As part of our Elite and Advanced PPC packages, we work on keyword quality score on a monthly basis to make sure our client accounts have the most visible adverts as possible based on their budget.
Google, however, have just released a white paper slightly down-playing quality score which completely contradicts how they explained it when it was first introduced!
Have a read on…
“Quality Score is a helpful diagnostic tool, not a key performance indicator,” they say. “Your Quality Score is like a warning light in a car’s engine that shows how healthy your ads and keywords are. It’s not meant to be a detailed metric that should be the focus of account management.”
But wait just a second. In Google’s own 2011 video, “What is AdWords Quality Score and Why Does It Matter?,” Quality Score sounds an awful lot more important than a blinking engine light.
Quality Score is important in order for your ads to be successful, however, QS also plays a key role in determining your ad’s position and how much you’ll pay for a click. In general, the more relevant your ad, the higher your QS – and the higher your QS, the better your position and the less you will have to pay for a click…Being successful with AdWords means getting your products or services in front of the people who are most likely to become your customers and a high Quality Score can help make that happen.
Hmm, that sure sounds important to me. We know that Quality Score plays a direct role in determining ad position, impression share, and CPC, which in turn greatly impacts the quantity and price of your conversions.
If anything, we’ve seen the significance of Quality Score increase as the average Quality Score has drifted lower over the years – the CPC savings associated with above-average Quality Score keywords is now worth up to 200 percent more than it was four years ago.
So, Quality Score isn’t a KPI? Sorry, Google – not buying it!
In their Quality Score whitepaper, Google makes it clear that mobile optimization and device targeting influence QS:
The User’s Device: Does Matter
The user’s device (laptop, tablet, smartphone, or whatever) is taken into account when ad quality is calculated.
Bottom line: Mobile ads have lower average expected CTRs than their desktop counterparts. But Google takes that into consideration when calculating the Quality Score of your keywords/ads.
I had noticed recently that even keywords with little or no clicks or impression data have assigned Quality Scores. In accounts with overall good to great performance, these scores assigned to new keywords were also high – not so with lower performing accounts. However, Google had never confirmed that related keywords, existing landing pages, or ads influenced other keywords in your account.
Now they have:
Instead of measuring new keywords from scratch, we start with info about related ads and landing pages you already have. If your related keywords, ads and landing pages are in good shape, we’ll probably continue to have a high opinion of them. Always invest in growing your coverage on relevant searches, especially in areas where your ads have the potential to be high quality.
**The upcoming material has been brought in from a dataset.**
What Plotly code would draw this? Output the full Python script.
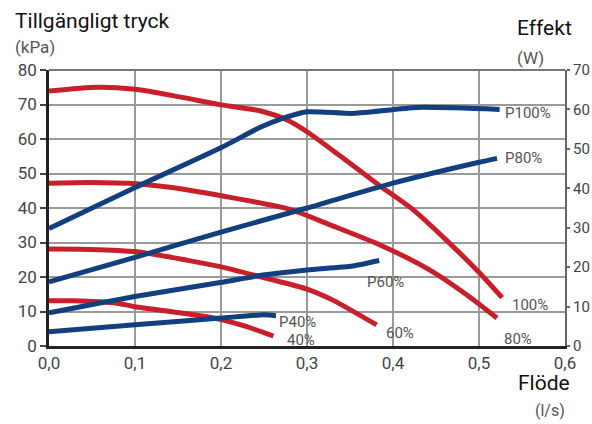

Bottom line: You need to bring your overall account health and performance up to give your new keywords a chance. Or, alternatively, you should consider deleting the junk keywords in your account that are dragging everything else down.
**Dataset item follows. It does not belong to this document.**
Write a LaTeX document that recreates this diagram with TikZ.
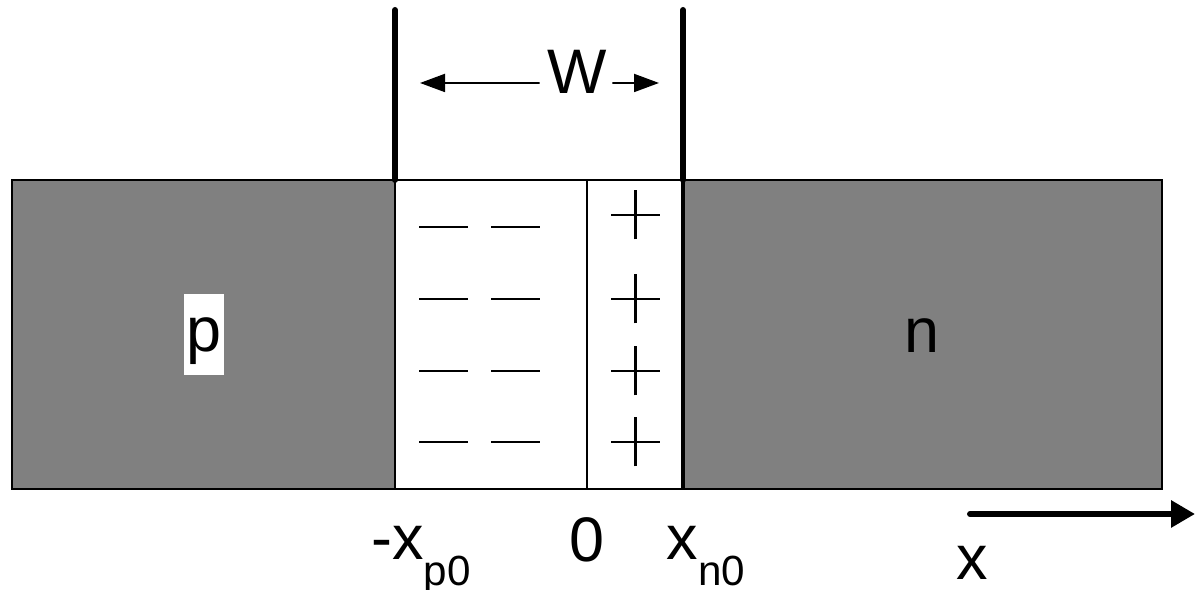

In the new Insights on the AdWords Auction video released this week, Google’s chief economist Hal Varian sheds light on the weight of QS in the Ad Rank algorithm, by way of a deep dive into the impact of Ad Format.
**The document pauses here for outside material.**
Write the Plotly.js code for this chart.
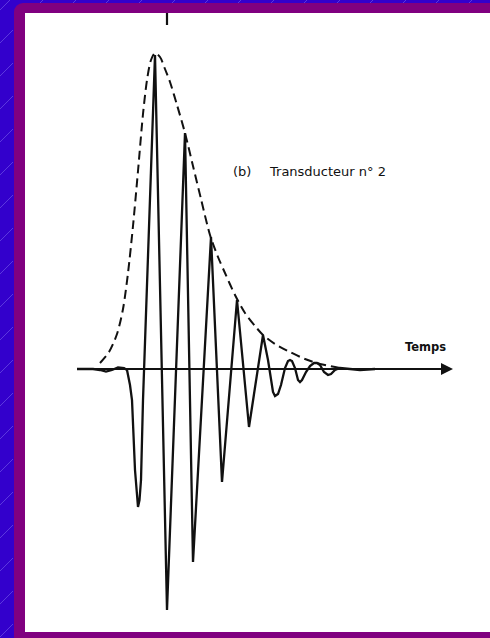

In his sample comparison of four advertisers to demonstrate how Ad Rank is calculated, Varian uses only Low, Medium, High, and None for Quality Score and Ad Format impact in lieu of actual numbers.
However, using some basic algebra, you can solve for the different variables and essentiallyreverse engineer the weighting of the new Ad Format Impact.
Varian’s calculations in the video imply that Ad Format is – by far – the most influential factor in calculating Ad Rank.
However…
Between minutes five and six of the video, we notice that there are all sorts of discrepancies and errors in the sample calculations. His Ad Ranks don’t balance when you normalize the bids. You can see more in-depth calculations here, but this is an example of what we found:
Bottom line: The use of Ad Extensions improves the new “Ad Format Impact” variable in the AdRank calculation, but probably isn’t as influential or heavily weighted as Google suggests in the video.
Google’s version of a complete and total explanation leaves more questions than answers. Marketers should read the whitepaper, but don’t settle for the corporate line alone. Like organic search, Google wants to protect the algorithms they use in AdWords, to prevent gaming of the system. There’s always that balance between protecting what black hats will exploit and providing enough information for advertisers to effectively use the platform.
The truth is out there…but in here? Yes, but not entirely.